I’m happy with my life, I’m grateful for what I have. I AM going to share my Christmas gifts from my guys, they’re so wonderful, and so thoughtful and got extra hugs. Some of these are from Fringe Supply Co., if you’re a maker, and get dry fingertips, the Etta + Billie balms smell gorgeous and feel amazing. Lykke (pronounced lek’ yuh, or leg’ yuh) is Norwegian for happiness. This is my second needle of theirs and I’m looking forward to working with it. Charley Harper is my all-time favorite illustrator, this is literally the biggest book I’ve ever seen, much less own! It’s also gorgeous…

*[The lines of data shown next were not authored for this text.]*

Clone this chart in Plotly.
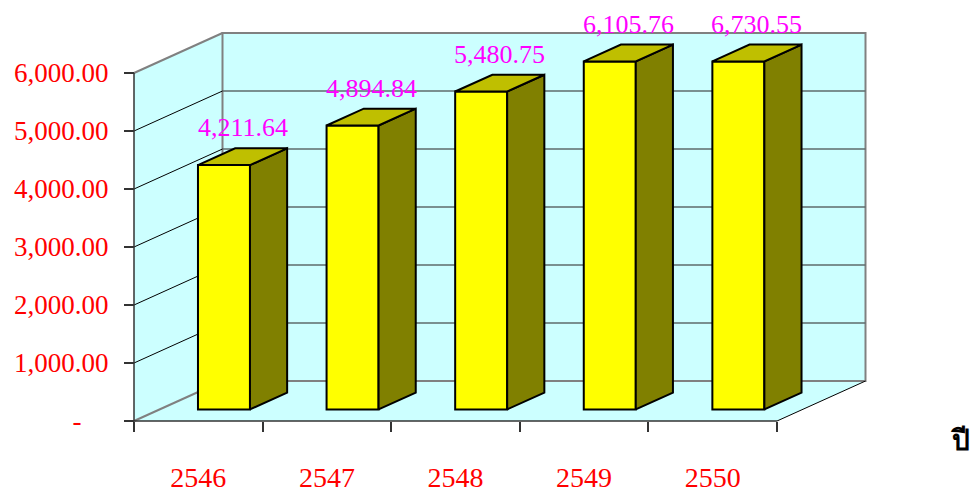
import plotly.graph_objects as go

# ---- data ----
years = ["2546", "2547", "2548", "2549", "2550"]
values = [4211.64, 4894.84, 5480.75, 6105.76, 6730.55]
y_tickvals = [0, 1000, 2000, 3000, 4000, 5000, 6000]
y_ticktext = ["-" + "\u00a0" * 4, "1,000.00", "2,000.00", "3,000.00", "4,000.00", "5,000.00", "6,000.00"]
x_title = "ปี"

# ---- geometry (axis units) ----
YMAX = 6000
W, H = 975, 494
PX_PER_CAT = 128.6
PX_PER_VAL = 0.058
X0_PX, Y0_PX = 134, 421
DX = 88.5 / PX_PER_CAT      # depth offset in category units
DY = 40 / PX_PER_VAL        # depth offset in value units
D0, D1 = 0.29, 0.71         # bar front/back depth fractions
BW = 52 / PX_PER_CAT        # bar width

xr = [-0.5 - X0_PX / PX_PER_CAT, -0.5 + (W - X0_PX) / PX_PER_CAT]
yr = [-(H - Y0_PX) / PX_PER_VAL, Y0_PX / PX_PER_VAL]

CYAN = "#CCFFFF"
GRAY = "#808080"
SERIF = "Liberation Serif, Times New Roman, serif"

n = len(years)
heights = [min(v, YMAX) for v in values]
xl_end = n - 0.5

fig = go.Figure()

def poly(xs, ys):
    return "M " + " L ".join(f"{x},{y}" for x, y in zip(xs, ys)) + " Z"

shapes = []
# floor
shapes.append(dict(type="path", xref="x", yref="y", layer="below",
                   path=poly([-0.5, xl_end, xl_end + DX, -0.5 + DX], [0, 0, DY, DY]),
                   fillcolor=CYAN, line=dict(width=0)))
# left wall
shapes.append(dict(type="path", xref="x", yref="y", layer="below",
                   path=poly([-0.5, -0.5 + DX, -0.5 + DX, -0.5], [0, DY, YMAX + DY, YMAX]),
                   fillcolor=CYAN, line=dict(width=0)))
# back wall
shapes.append(dict(type="path", xref="x", yref="y", layer="below",
                   path=poly([-0.5 + DX, xl_end + DX, xl_end + DX, -0.5 + DX], [DY, DY, YMAX + DY, YMAX + DY]),
                   fillcolor=CYAN, line=dict(width=2, color=GRAY)))
# gridlines
for v in y_tickvals[1:-1]:
    shapes.append(dict(type="line", xref="x", yref="y", layer="below",
                       x0=-0.5 + DX, x1=xl_end + DX, y0=v + DY, y1=v + DY,
                       line=dict(width=1.5, color="#5E6B6B")))
    shapes.append(dict(type="line", xref="x", yref="y", layer="below",
                       x0=-0.5, x1=-0.5 + DX, y0=v, y1=v + DY,
                       line=dict(width=1, color="black")))
# left wall edges
shapes.append(dict(type="line", xref="x", yref="y", layer="below",
                   x0=-0.5, x1=-0.5 + DX, y0=YMAX, y1=YMAX + DY, line=dict(width=2, color=GRAY)))
shapes.append(dict(type="line", xref="x", yref="y", layer="below",
                   x0=-0.5, x1=-0.5 + DX, y0=0, y1=DY, line=dict(width=2, color=GRAY)))
# floor right edge
shapes.append(dict(type="line", xref="x", yref="y", layer="below",
                   x0=xl_end, x1=xl_end + DX, y0=0, y1=DY, line=dict(width=1, color="black")))
# axis lines
shapes.append(dict(type="line", xref="x", yref="y", layer="below",
                   x0=-0.5, x1=-0.5, y0=0, y1=YMAX, line=dict(width=1.5, color="#333333")))
shapes.append(dict(type="line", xref="x", yref="y", layer="below",
                   x0=-0.5, x1=xl_end, y0=0, y1=0, line=dict(width=1.5, color="#333333")))

# front faces of the bars
xf = [i + D0 * DX for i in range(n)]
fig.add_trace(go.Bar(x=xf, y=heights, base=D0 * DY, width=BW,
                     marker=dict(color="#FFFF00", line=dict(color="black", width=2)),
                     hoverinfo="skip", showlegend=False))

ddx = (D1 - D0) * DX
ddy = (D1 - D0) * DY
side_x, side_y, top_x, top_y = [], [], [], []
for i in range(n):
    l = xf[i] - BW / 2
    r = xf[i] + BW / 2
    b = D0 * DY
    t = b + heights[i]
    side_x += [r, r + ddx, r + ddx, r, r, None]
    side_y += [b, b + ddy, t + ddy, t, b, None]
    top_x += [l, r, r + ddx, l + ddx, l, None]
    top_y += [t, t, t + ddy, t + ddy, t, None]

fig.add_trace(go.Scatter(x=side_x, y=side_y, mode="lines", fill="toself",
                         fillcolor="#808000", line=dict(color="black", width=2),
                         hoverinfo="skip", showlegend=False))
fig.add_trace(go.Scatter(x=top_x, y=top_y, mode="lines", fill="toself",
                         fillcolor="#BFBF00", line=dict(color="black", width=2),
                         hoverinfo="skip", showlegend=False))

annotations = []
for i in range(n):
    annotations.append(dict(x=i + 0.5 * DX, y=heights[i] + 0.5 * DY, xref="x", yref="y",
                            text=f"{values[i]:,.2f}", showarrow=False, yshift=29,
                            font=dict(family=SERIF, size=26, color="#FF00FF")))
annotations.append(dict(x=960 / W, y=1 - 440 / H, xref="paper", yref="paper",
                        xanchor="center", yanchor="middle",
                        text=f"<b>{x_title}</b>", showarrow=False,
                        font=dict(family=SERIF, size=28, color="black")))

fig.update_layout(
    width=W, height=H,
    margin=dict(l=0, r=0, t=0, b=0),
    paper_bgcolor="white", plot_bgcolor="white",
    showlegend=False,
    shapes=shapes, annotations=annotations,
    xaxis=dict(range=xr, anchor="free", position=(H - Y0_PX) / H,
               tickvals=list(range(n)), ticktext=years, ticks="",
               tickfont=dict(family=SERIF, size=28, color="#FF0000"),
               ticklabelstandoff=37,
               minor=dict(tickmode="array", tickvals=[i - 0.5 for i in range(n + 1)],
                          ticks="outside", ticklen=10,
                          tickcolor="#333333", tickwidth=1.5),
               showgrid=False, zeroline=False, showline=False, fixedrange=True),
    yaxis=dict(range=yr, anchor="free", position=X0_PX / W,
               tickvals=y_tickvals, ticktext=y_ticktext,
               ticks="outside", ticklen=10, tickcolor="#333333", tickwidth=1.5,
               tickfont=dict(family=SERIF, size=27, color="#FF0000"),
               ticklabelstandoff=10,
               showgrid=False, zeroline=False, showline=False, fixedrange=True),
)

fig.write_html("out.html", config={"displayModeBar": False},
               post_script="document.body.style.margin='0';document.body.style.overflow='hidden';")
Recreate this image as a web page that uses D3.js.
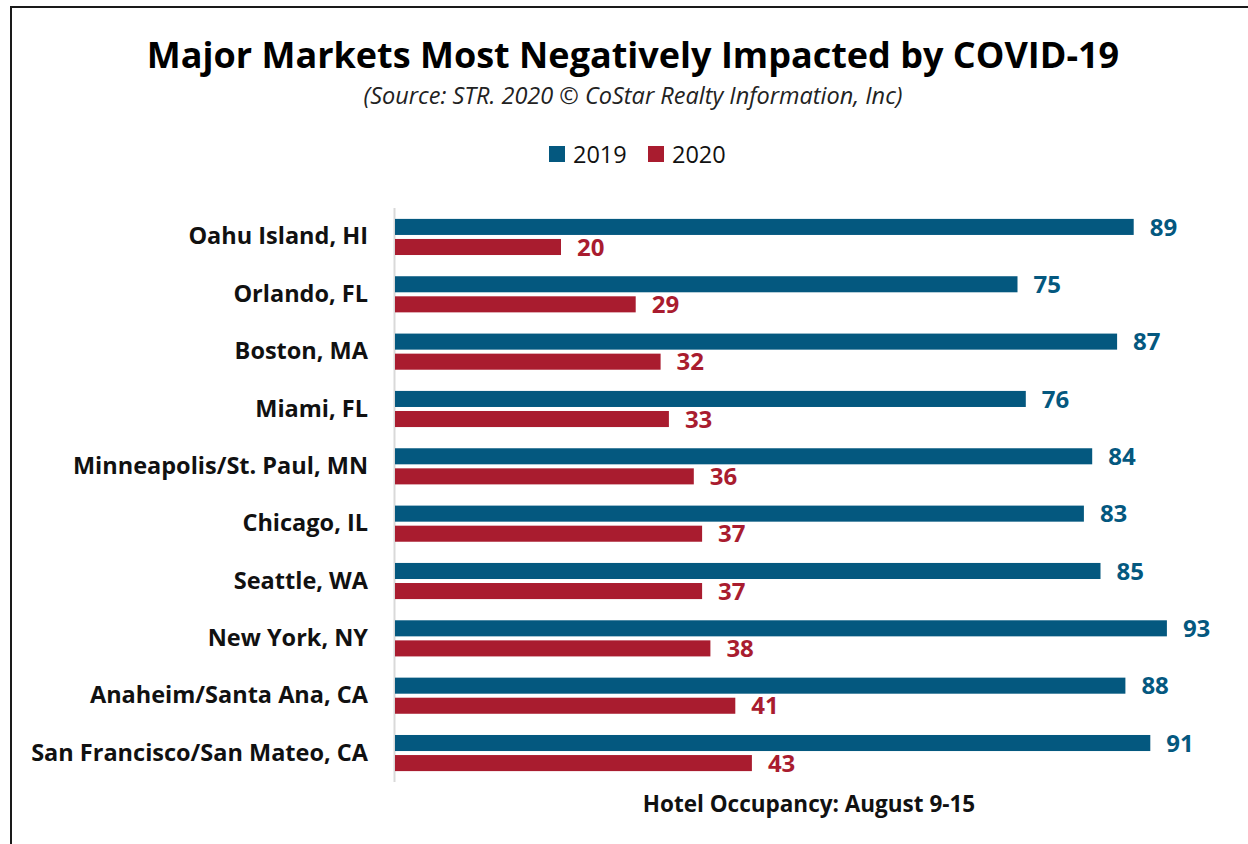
<!DOCTYPE html>
<html>
<head>
<meta charset="utf-8">
<script src="https://cdn.jsdelivr.net/npm/d3@7"></script>
<style>
  html, body { margin: 0; padding: 0; background: #fff; }
  svg { display: block; font-family: "Open Sans", Lato, sans-serif; }
</style>
</head>
<body>
<div id="chart"></div>
<script>
// 資料
const markets = [
    'Oahu Island, HI', 'Orlando, FL', 'Boston, MA', 'Miami, FL',
    'Minneapolis/St. Paul, MN', 'Chicago, IL', 'Seattle, WA',
    'New York, NY', 'Anaheim/Santa Ana, CA', 'San Francisco/San Mateo, CA'
];
const occ2019 = [89, 75, 87, 76, 84, 83, 85, 93, 88, 91];
const occ2020 = [20, 29, 32, 33, 36, 37, 37, 38, 41, 43];
const seriesNames = ['2019', '2020'];
const seriesColors = ['#04587f', '#a91c2f'];

const width = 1248, height = 844;
const margin = { top: 208, right: 23, bottom: 62, left: 395 };
const innerWidth = width - margin.left - margin.right;
const innerHeight = height - margin.top - margin.bottom;

const svg = d3.select('#chart').append('svg')
    .attr('width', width)
    .attr('height', height);

// 外框（右側與下側超出畫面）
svg.append('path')
    .attr('d', `M11,${height}V7H${width}`)
    .attr('fill', 'none')
    .attr('stroke', '#1a1a1a')
    .attr('stroke-width', 2);

// 標題
svg.append('text')
    .attr('x', 633).attr('y', 68)
    .attr('text-anchor', 'middle')
    .attr('font-size', 36).attr('font-weight', 700)
    .text('Major Markets Most Negatively Impacted by COVID-19');

svg.append('text')
    .attr('x', 633).attr('y', 104)
    .attr('text-anchor', 'middle')
    .attr('font-size', 23.5).attr('font-style', 'italic')
    .attr('fill', '#222')
    .text('(Source: STR. 2020 \u00A9 CoStar Realty Information, Inc)');

// 圖例
const legendX = [549, 648];
const legend = svg.append('g');
seriesNames.forEach((name, i) => {
    legend.append('rect')
        .attr('x', legendX[i]).attr('y', 146)
        .attr('width', 16).attr('height', 16)
        .attr('fill', seriesColors[i]);
    legend.append('text')
        .attr('x', legendX[i] + 24).attr('y', 163)
        .attr('font-size', 23.5)
        .attr('fill', '#111')
        .text(name);
});

const g = svg.append('g')
    .attr('transform', `translate(${margin.left},${margin.top})`);

// 比例尺
const xScale = d3.scaleLinear()
    .domain([0, 100])
    .range([0, innerWidth]);

const yScale = d3.scaleBand()
    .domain(markets)
    .range([0, innerHeight])
    .paddingInner(0.37)
    .paddingOuter(0.19);

const ySub = d3.scaleBand()
    .domain(seriesNames)
    .range([0, yScale.bandwidth()])
    .paddingInner(0.2);

// 座標軸
const yAxis = d3.axisLeft(yScale).tickSize(0).tickPadding(27);
const yAxisG = g.append('g').call(yAxis);
yAxisG.select('.domain')
    .attr('d', `M-0.5,0V${innerHeight}`)
    .attr('stroke', '#d9d9d9')
    .attr('stroke-width', 2);
yAxisG.selectAll('text')
    .attr('font-family', '"Open Sans", Lato, sans-serif')
    .attr('font-size', 23.5)
    .attr('font-weight', 700)
    .attr('fill', '#111');

// 長條
const rows = markets.map((m, i) => ({
    market: m,
    values: [
        { key: '2019', value: occ2019[i], color: seriesColors[0] },
        { key: '2020', value: occ2020[i], color: seriesColors[1] }
    ]
}));

const groups = g.selectAll('.row')
    .data(rows)
    .enter().append('g')
    .attr('class', 'row')
    .attr('transform', d => `translate(0,${yScale(d.market)})`);

groups.selectAll('rect')
    .data(d => d.values)
    .enter().append('rect')
    .attr('x', 0)
    .attr('y', d => ySub(d.key))
    .attr('width', d => xScale(d.value))
    .attr('height', ySub.bandwidth())
    .attr('fill', d => d.color);

groups.selectAll('.val')
    .data(d => d.values)
    .enter().append('text')
    .attr('class', 'val')
    .attr('x', d => xScale(d.value) + 16)
    .attr('y', d => ySub(d.key) + ySub.bandwidth() / 2)
    .attr('dy', '0.36em')
    .attr('font-size', 24)
    .attr('font-weight', 700)
    .attr('fill', d => d.color)
    .text(d => d.value);

// X 軸標題
svg.append('text')
    .attr('x', margin.left + innerWidth / 2 - 1)
    .attr('y', 812)
    .attr('text-anchor', 'middle')
    .attr('font-size', 22.5)
    .attr('font-weight', 700)
    .attr('fill', '#111')
    .text('Hotel Occupancy: August 9-15');
</script>
</body>
</html>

After reflecting on all of this, I’ve enjoyed 2017, and that’s what I’m going to make an effort to focus on: the good things. There will always be bad things, but, sometimes that makes us do good things (like making lifestyle changes, protesting, or running for office). There are always people who will listen, and help us find our way back. I hope you have a wonderful 2018, and I wish you all the best. You can do it, and you deserve it!